What you have to do
In the lines below, output everything from the first line through the line containing "import * as" exactly as it is. Pictures are not part of the output.
************
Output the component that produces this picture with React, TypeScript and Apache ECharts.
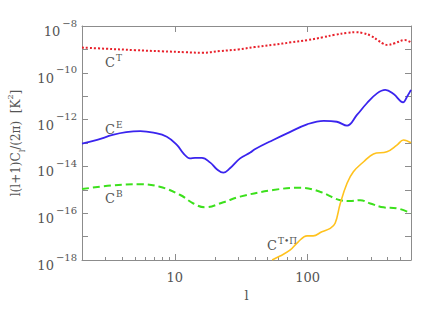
import React, { useEffect, useRef } from "react";
import * as echarts from "echarts";

// multipole l and l(l+1)C_l/(2pi) in K^2
const ctL = [2, 3, 5, 8, 12, 16, 22, 30, 40, 55, 75, 100, 130, 160, 200, 230, 260, 300, 340, 370, 400, 450, 540, 600];
const ctV = [1.2e-9, 1.07e-9, 9.3e-10, 8.3e-10, 7.6e-10, 7.2e-10, 8.5e-10, 1.0e-9, 1.26e-9, 1.58e-9, 2.0e-9, 2.5e-9, 3.3e-9, 4.2e-9, 5.1e-9, 5.4e-9, 5.0e-9, 3.8e-9, 2.4e-9, 1.78e-9, 1.55e-9, 1.82e-9, 2.5e-9, 2.0e-9];

const ceL = [2, 2.6, 3.4, 4.3, 5.5, 6.9, 8.7, 10.4, 11.6, 13, 14.2, 16, 18.5, 20.7, 23.2, 26, 31, 37, 40, 55, 74, 99, 132, 166, 198, 235, 279, 333, 384, 444, 523, 560, 600];
const ceV = [9.3e-14, 1.35e-13, 2.2e-13, 2.9e-13, 3.2e-13, 2.75e-13, 1.86e-13, 8.1e-14, 3.6e-14, 2.2e-14, 2.3e-14, 2.3e-14, 1.45e-14, 7.6e-15, 5.4e-15, 8.3e-15, 2.2e-14, 3.9e-14, 5.4e-14, 1.35e-13, 3.0e-13, 6.3e-13, 8.9e-13, 8.1e-13, 5.5e-13, 1.58e-12, 5.0e-12, 1.32e-11, 1.86e-11, 1.23e-11, 5.5e-12, 9.5e-12, 1.86e-11];

const cbL = [2, 3.4, 5.5, 7.7, 11, 13.8, 16.9, 23.2, 31, 55, 88, 124, 176, 209, 249, 296, 373, 470, 600];
const cbV = [1.07e-15, 1.55e-15, 1.74e-15, 1.35e-15, 6.0e-16, 2.6e-16, 1.78e-16, 2.95e-16, 5.1e-16, 9.8e-16, 1.23e-15, 8.3e-16, 3.6e-16, 3.3e-16, 3.6e-16, 2.6e-16, 1.78e-16, 1.62e-16, 1.0e-16];

const ctpL = [54, 62, 74, 85, 99, 110, 128, 148, 161, 176, 198, 221, 264, 313, 395, 470, 527, 600];
const ctpV = [1.0e-18, 1.48e-18, 2.7e-18, 6.0e-18, 1.07e-17, 1.07e-17, 1.62e-17, 2.24e-17, 3.7e-17, 2.6e-16, 1.9e-15, 5.9e-15, 1.58e-14, 3.4e-14, 4.2e-14, 8.1e-14, 1.35e-13, 1.02e-13];

const xMajorTicks = [10, 100];
const xMinorTicks = [2, 3, 4, 5, 6, 7, 8, 9, 20, 30, 40, 50, 60, 70, 80, 90, 200, 300, 400, 500, 600];
const yTicks = [1e-18, 1e-17, 1e-16, 1e-15, 1e-14, 1e-13, 1e-12, 1e-11, 1e-10, 1e-9, 1e-8];
const yLabelTicks = [1e-18, 1e-16, 1e-14, 1e-12, 1e-10, 1e-8];

const SERIF = "'DejaVu Serif', 'Liberation Serif', serif";
const AXIS = "#8c8c8c";
const TEXT = "#555555";

function pairs(l: number[], v: number[]) {
  return l.map((x, i) => [x, v[i]]);
}

function xAxisCfg(position: "top" | "bottom", major: boolean, labels: boolean): any {
  return {
    type: "log",
    logBase: 10,
    min: 2,
    max: 600,
    position,
    axisLine: { show: major, lineStyle: { color: AXIS, width: 1 } },
    axisTick: {
      show: true,
      inside: true,
      length: major ? 6 : 3,
      customValues: major ? xMajorTicks : xMinorTicks,
      lineStyle: { color: AXIS, width: 1 },
    },
    axisLabel: labels
      ? {
          show: true,
          customValues: xMajorTicks,
          formatter: (v: number) => String(Math.round(v)),
          fontFamily: SERIF,
          fontSize: 13,
          color: TEXT,
          margin: 11,
        }
      : { show: false },
    splitLine: { show: false },
    minorTick: { show: false },
    name: labels ? "l" : "",
    nameLocation: "middle",
    nameGap: 24,
    nameTextStyle: { fontFamily: SERIF, fontSize: 13, color: TEXT },
  };
}

function yAxisCfg(position: "left" | "right", labels: boolean): any {
  return {
    type: "log",
    logBase: 10,
    min: 1e-18,
    max: 1e-8,
    position,
    axisLine: { show: true, lineStyle: { color: AXIS, width: 1 } },
    axisTick: {
      show: true,
      inside: true,
      length: 6,
      customValues: yTicks,
      lineStyle: { color: AXIS, width: 1 },
    },
    axisLabel: labels
      ? {
          show: true,
          customValues: yLabelTicks,
          formatter: (v: number) => {
            const e = Math.round(Math.log10(v));
            return "{b|10}{s|\u2212" + String(-e) + "}";
          },
          margin: 5,
          padding: [4, 0, 0, 0],
          rich: {
            b: { fontFamily: SERIF, fontSize: 13, color: TEXT, lineHeight: 20, verticalAlign: "bottom" },
            s: { fontFamily: SERIF, fontSize: 10, color: TEXT, lineHeight: 4, verticalAlign: "top", padding: [0, 0, 0, 2] },
          },
        }
      : { show: false },
    splitLine: { show: false },
    minorTick: { show: false },
    name: labels ? "l(l+1)C{sub|l}/(2\u03c0)  [K{sup|2}]" : "",
    nameLocation: "middle",
    nameGap: 58,
    nameRotate: 90,
    nameTextStyle: {
      fontFamily: SERIF,
      fontSize: 12,
      color: TEXT,
      rich: {
        sub: { fontFamily: SERIF, fontSize: 8, color: TEXT, verticalAlign: "bottom", lineHeight: 10, padding: [0, 0, -4, 0] },
        sup: { fontFamily: SERIF, fontSize: 8, color: TEXT, verticalAlign: "top", lineHeight: 10, padding: [-4, 0, 0, 0] },
      },
    },
  };
}

function annot(x: number, y: number, sup: string): any {
  return {
    type: "text",
    x,
    y,
    silent: true,
    style: {
      text: "{c|C}{s|" + sup + "}",
      verticalAlign: "middle",
      align: "left",
      rich: {
        c: { fontFamily: SERIF, fontSize: 13, fill: TEXT, lineHeight: 16, verticalAlign: "bottom" },
        s: { fontFamily: SERIF, fontSize: 9, fill: TEXT, lineHeight: 9, verticalAlign: "top", padding: [0, 0, 0, 1] },
      },
    },
  };
}

export default function App() {
  const ref = useRef<HTMLDivElement>(null);
  useEffect(() => {
    document.body.style.margin = "0";
    const chart = echarts.init(ref.current!, undefined, { renderer: "svg" });
    chart.setOption({
      animation: false,
      backgroundColor: "#ffffff",
      grid: { left: 82, right: 25, top: 26, bottom: 52, containLabel: false, outerBoundsMode: "none" },
      xAxis: [
        xAxisCfg("bottom", true, true),
        xAxisCfg("top", true, false),
        xAxisCfg("bottom", false, false),
        xAxisCfg("bottom", false, false),
      ],
      yAxis: [yAxisCfg("left", true), yAxisCfg("right", false)],
      graphic: [
        annot(105, 61, "T"),
        annot(105, 128, "E"),
        annot(105, 197, "B"),
        annot(267, 244, "T\u2022\u03a0"),
      ],
      series: [
        {
          name: "CT",
          type: "line",
          data: pairs(ctL, ctV),
          smooth: 0.4,
          showSymbol: false,
          lineStyle: { color: "#e8202a", width: 2, type: [2, 2] },
        },
        {
          name: "CE",
          type: "line",
          data: pairs(ceL, ceV),
          smooth: 0.4,
          showSymbol: false,
          lineStyle: { color: "#3a24ee", width: 1.8 },
        },
        {
          name: "CB",
          type: "line",
          data: pairs(cbL, cbV),
          smooth: 0.4,
          showSymbol: false,
          lineStyle: { color: "#3ce01c", width: 2, type: [7, 4] },
        },
        {
          name: "CTP",
          type: "line",
          data: pairs(ctpL, ctpV),
          smooth: 0.4,
          showSymbol: false,
          lineStyle: { color: "#ffc21e", width: 1.6 },
        },
      ],
    });
    return () => chart.dispose();
  }, []);
  return <div ref={ref} style={{ width: 436, height: 312 }} />;
}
************
Correct answer
Output the component that produces this picture with React, TypeScript and Apache ECharts.
import React, { useEffect, useRef } from "react";
import * as echarts from "echarts";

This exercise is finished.